Usually you need a table of standard deviations (SD) to calculate exactly. However, option-traders use the following approximations:
• Plus or minus 1 SD of the mean includes 68.3% (approximately 2/3) of all possible results.
• Plus or minus 2 SD of the mean includes 95.4% (around 19/20) of all possible results.
• Plus or minus 3 SD of the mean includes 99.7% (roughly 369/370) of all possible results.

In other words, we can expect a result that ends further away from the mean in:
• 1 SD in 1 out of 3 occurrences
• 2 SD in 1 out of 20 occurrences
• 3 SD in 1 out of 370 occurrences

The value of an option does not only depend on the probability that an option will expire on-the-money, but also on the height, amount or size at which it expires.

When we assume that possible prices of the underlying value have a normal distribution, the chance for an option to expire deep-in-the-money is much higher when the distribution has a high standard deviation. Therefore, options will be more expensive when prices of underlying values fluctuate a lot. In the same way, options will get cheaper when the market is calm and does not move much.

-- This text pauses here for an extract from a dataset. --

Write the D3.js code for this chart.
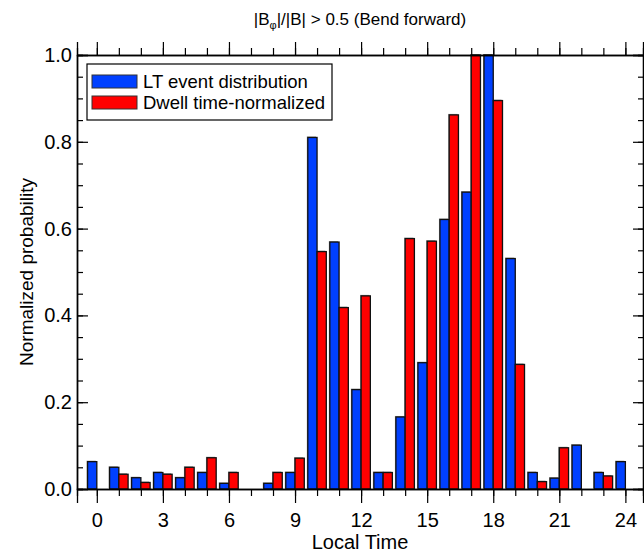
<!DOCTYPE html>
<html>
<head>
<meta charset="utf-8">
<script src="https://cdn.jsdelivr.net/npm/d3@7"></script>
<style>
  body { margin: 0; background: #fff; }
  text { font-family: 'Liberation Sans', Helvetica, Arial, sans-serif; fill: #000; }
</style>
</head>
<body>
<div id="chart"></div>
<script>
// local time bins (hours)
const hours = [0, 1, 2, 3, 4, 5, 6, 7, 8, 9, 10, 11, 12, 13, 14, 15, 16, 17, 18, 19, 20, 21, 22, 23, 24]
// LT event distribution (blue)
const ltEvent = [0.063, 0.050, 0.026, 0.038, 0.026, 0.038, 0.013, 0, 0.013, 0.038, 0.810, 0.569, 0.229, 0.038, 0.166, 0.291, 0.621, 0.684, 1.0, 0.531, 0.038, 0.025, 0.101, 0.038, 0.063]
// dwell time-normalized (red)
const dwellNorm = [0, 0.034, 0.015, 0.034, 0.050, 0.072, 0.038, 0, 0.038, 0.071, 0.547, 0.418, 0.445, 0.038, 0.577, 0.571, 0.862, 1.0, 0.895, 0.287, 0.017, 0.095, 0, 0.030, 0]
const seriesNames = ['LT event distribution', 'Dwell time-normalized']
const seriesColors = ['#0040ff', '#ff0000']
const xTickValues = [0, 3, 6, 9, 12, 15, 18, 21, 24]
const yTickValues = [0, 0.2, 0.4, 0.6, 0.8, 1.0]

const width = 644
const height = 554
const plot = { left: 77, right: 643, top: 55, bottom: 489 }

const svg = d3
  .select('#chart')
  .append('svg')
  .attr('width', width)
  .attr('height', height)

const xPositionScale = d3
  .scaleLinear()
  .domain([-0.9, 24.8])
  .range([plot.left, plot.right])

const yPositionScale = d3
  .scaleLinear()
  .domain([0, 1])
  .range([plot.bottom, plot.top])

const barW = 0.42

// combine into rows for drawing
const bars = []
hours.forEach((h, i) => {
  bars.push({ hour: h, value: ltEvent[i], x0: h - barW, s: 0 })
  bars.push({ hour: h, value: dwellNorm[i], x0: h, s: 1 })
})
const shown = bars.filter(d => d.value > 0)

// faint shadow behind each bar
svg
  .selectAll('.shadow')
  .data(shown)
  .enter()
  .append('rect')
  .attr('class', 'shadow')
  .attr('x', d => xPositionScale(d.x0) - 1)
  .attr('y', d => yPositionScale(d.value) - 1)
  .attr('width', d => xPositionScale(d.x0 + barW) - xPositionScale(d.x0))
  .attr('height', d => plot.bottom - yPositionScale(d.value))
  .attr('fill', '#999')

svg
  .selectAll('.bar')
  .data(shown)
  .enter()
  .append('rect')
  .attr('class', 'bar')
  .attr('x', d => xPositionScale(d.x0))
  .attr('y', d => yPositionScale(d.value))
  .attr('width', d => xPositionScale(d.x0 + barW) - xPositionScale(d.x0))
  .attr('height', d => plot.bottom - yPositionScale(d.value))
  .attr('fill', d => seriesColors[d.s])
  .attr('stroke', '#111')
  .attr('stroke-width', 1.3)

// axes: bottom/top ticks point outward, left/right inward
const xMinor = hours
const yMinor = d3.range(0, 1.0001, 0.05)

const xAxisBottom = d3.axisBottom(xPositionScale)
  .tickValues(xTickValues).tickSize(14).tickPadding(10).tickFormat(d3.format('d'))
svg.append('g')
  .attr('class', 'axis')
  .attr('transform', 'translate(0,' + plot.bottom + ')')
  .call(d3.axisBottom(xPositionScale).tickValues(xMinor).tickSize(7).tickFormat(''))
svg.append('g')
  .attr('class', 'axis x-axis')
  .attr('transform', 'translate(0,' + plot.bottom + ')')
  .call(xAxisBottom)

svg.append('g')
  .attr('class', 'axis')
  .attr('transform', 'translate(0,' + plot.top + ')')
  .call(d3.axisTop(xPositionScale).tickValues(xMinor).tickSize(7).tickFormat(''))
svg.append('g')
  .attr('class', 'axis')
  .attr('transform', 'translate(0,' + plot.top + ')')
  .call(d3.axisTop(xPositionScale).tickValues(xTickValues).tickSize(13).tickFormat(''))

svg.append('g')
  .attr('class', 'axis')
  .attr('transform', 'translate(' + plot.left + ',0)')
  .call(d3.axisRight(yPositionScale).tickValues(yMinor).tickSize(6).tickFormat(''))
svg.append('g')
  .attr('class', 'axis')
  .attr('transform', 'translate(' + plot.left + ',0)')
  .call(d3.axisRight(yPositionScale).tickValues(yTickValues).tickSize(11).tickFormat(''))
svg.append('g')
  .attr('class', 'axis y-axis')
  .attr('transform', 'translate(' + plot.left + ',0)')
  .call(d3.axisLeft(yPositionScale).tickValues(yTickValues).tickSize(0).tickPadding(5).tickFormat(d3.format('.1f')))

svg.append('g')
  .attr('class', 'axis')
  .attr('transform', 'translate(' + plot.right + ',0)')
  .call(d3.axisLeft(yPositionScale).tickValues(yMinor).tickSize(5).tickFormat(''))
svg.append('g')
  .attr('class', 'axis')
  .attr('transform', 'translate(' + plot.right + ',0)')
  .call(d3.axisLeft(yPositionScale).tickValues(yTickValues).tickSize(10).tickFormat(''))

svg.selectAll('.axis path').attr('stroke', '#000').attr('stroke-width', 1.3)
svg.selectAll('.axis line').attr('stroke', '#000').attr('stroke-width', 1.2)
svg.selectAll('.axis text')
  .style('font-family', "'Liberation Sans', Helvetica, Arial, sans-serif")
  .attr('font-size', 20)
  .attr('fill', '#000')

// axis titles
svg.append('text')
  .text('Local Time')
  .attr('x', (plot.left + plot.right) / 2)
  .attr('y', 549)
  .attr('text-anchor', 'middle')
  .attr('font-size', 20)

svg.append('text')
  .text('Normalized probability')
  .attr('transform', 'translate(33,' + (plot.top + plot.bottom) / 2 + ') rotate(-90)')
  .attr('text-anchor', 'middle')
  .attr('font-size', 19)

// title with subscript phi
const title = svg.append('text')
  .attr('x', (plot.left + plot.right) / 2)
  .attr('y', 25)
  .attr('text-anchor', 'middle')
  .attr('font-size', 17)
title.append('tspan').text('|B')
title.append('tspan').text('φ').attr('font-size', 11).attr('dy', 4)
title.append('tspan').text('|/|B| > 0.5 (Bend forward)').attr('dy', -4)

// legend
const legend = svg.append('g').attr('transform', 'translate(87,64)')
legend.append('rect')
  .attr('width', 245)
  .attr('height', 56)
  .attr('fill', '#fff')
  .attr('stroke', '#000')
  .attr('stroke-width', 1.2)

seriesNames.forEach((name, i) => {
  legend.append('rect')
    .attr('x', 5)
    .attr('y', 11 + i * 21)
    .attr('width', 45)
    .attr('height', 13)
    .attr('fill', seriesColors[i])
    .attr('stroke', '#333')
    .attr('stroke-width', 1)
  legend.append('text')
    .text(name)
    .attr('x', 56)
    .attr('y', 24 + i * 21)
    .attr('font-size', 18.5)
})
</script>
</body>
</html>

When we assume that a market is complete and perfect, and there is no change to arbitrage, the mean must be equal to the 'forward price' of the underlying value. The volatility number that we use for the UV is about 1 SD price change, in a percentage, for a period of one year.

Example
When a stock has a forward price (in 1 year from now) of 120.00 and a volatility of 20% then, the SD is 24.00 (20% * 120.00). This means that we can expect that the share in 1 year -2 out of 3 times- will be trading somewhere between 96.00 and 14,00 (120.00 plus or minus 24.00). 19 out of 20 times a price between 62.00 and 168.00 can be expected (120.00 + or - [2*24.00]). And a price between 38.00 and 192.00 (120 + of - [3*24]) can be expected in 369 out of 370 occurrences.